Scorsese's first and an intriguing film, a groping towards the subject-matter that found assured expression in Mean Streets.
This is something of a made-in-my-garage early effort from Scorsese and accordingly has plenty of rough edges and little in the way of charm or transcendence. I would only recommend this movie to Scorses obsessives and in particular aficionados of Mean Streets. As Mean Streets is my favorite film, I felt it a duty to watch Knocking which has often been described as a dry run for Streets. Although it has many of the elements that would later blossom into the classic Scorsese style, it doesn't quite come together here. In fact, strip out the curiosity factor and Keitel's maverick performance and it's a thoroughly tedious and self-indulgent affair.
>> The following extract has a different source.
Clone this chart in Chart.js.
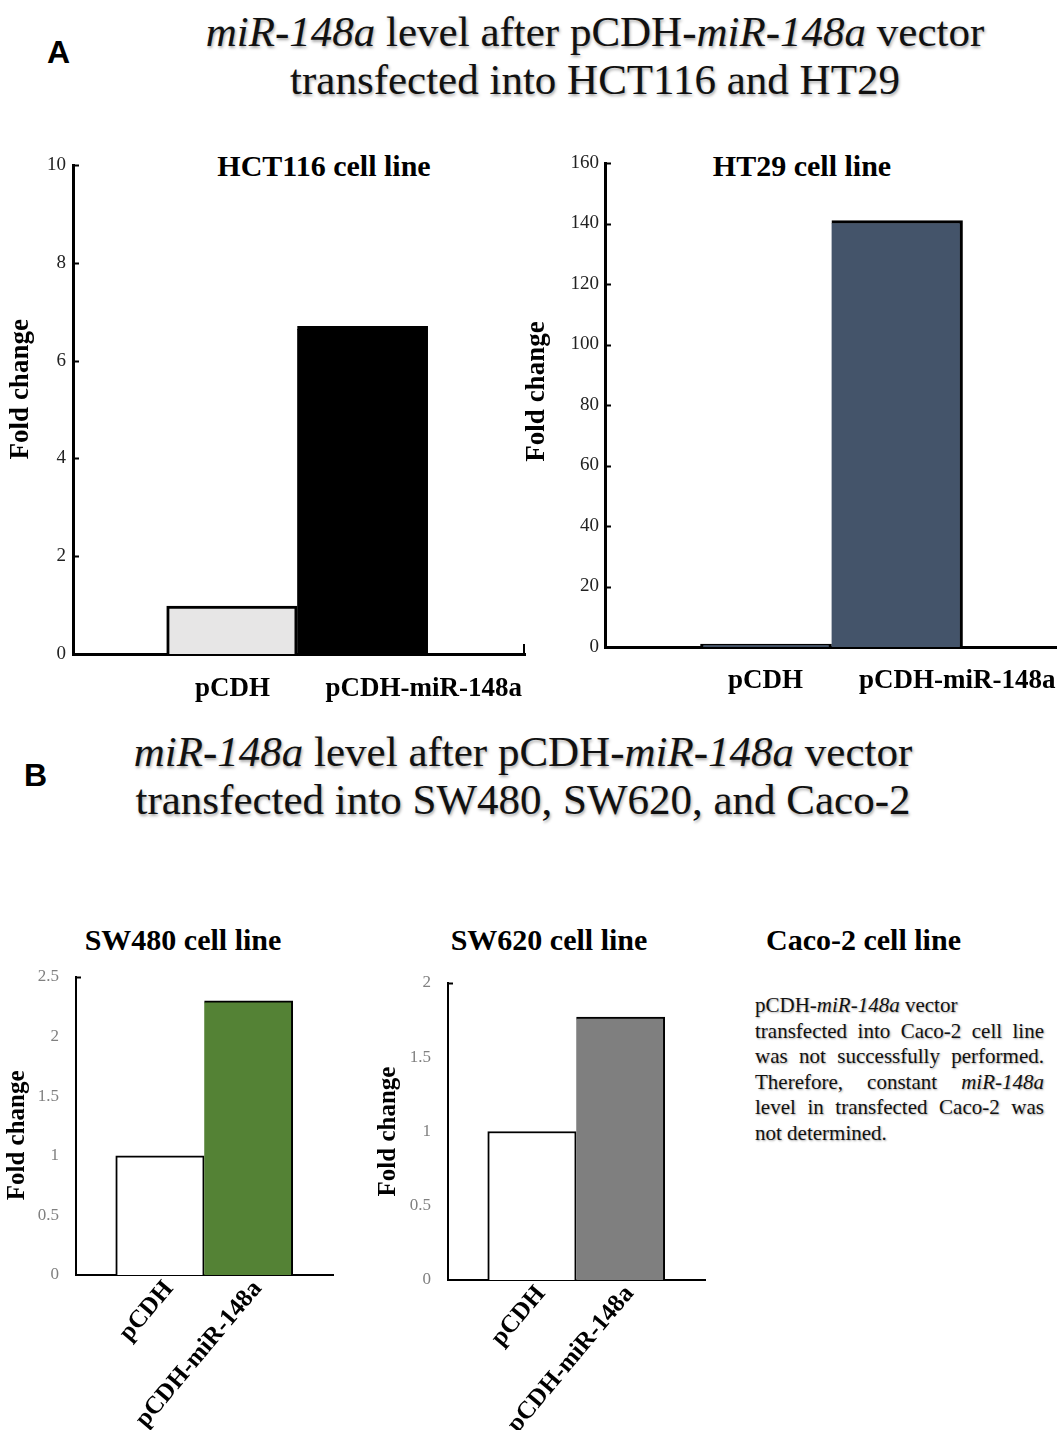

But then everyone has to start somewhere and if for nothing else, at least Knocking made me wish I was an Italian living in Lower Manhattan circa 1960. I'd advise anyone reading this to proceed directly to Mean Streets, a film of kinetic energy, loud neon and operatic brashness that Knocking only hints at.
An interesting curiousity piece from Mr Scorsese. It's worth watching not just as an insight into Scorsese's much-celebrated film-making techniques (his dynamic use of rock/pop music, expressive camerawork and editing). But it also feels like one of Scorsese's most personal and autobiographical films - certainly one in which his complex relationship with Catholicism is most painstakingly documented. An insightful movie albeit a bit crude in its execution.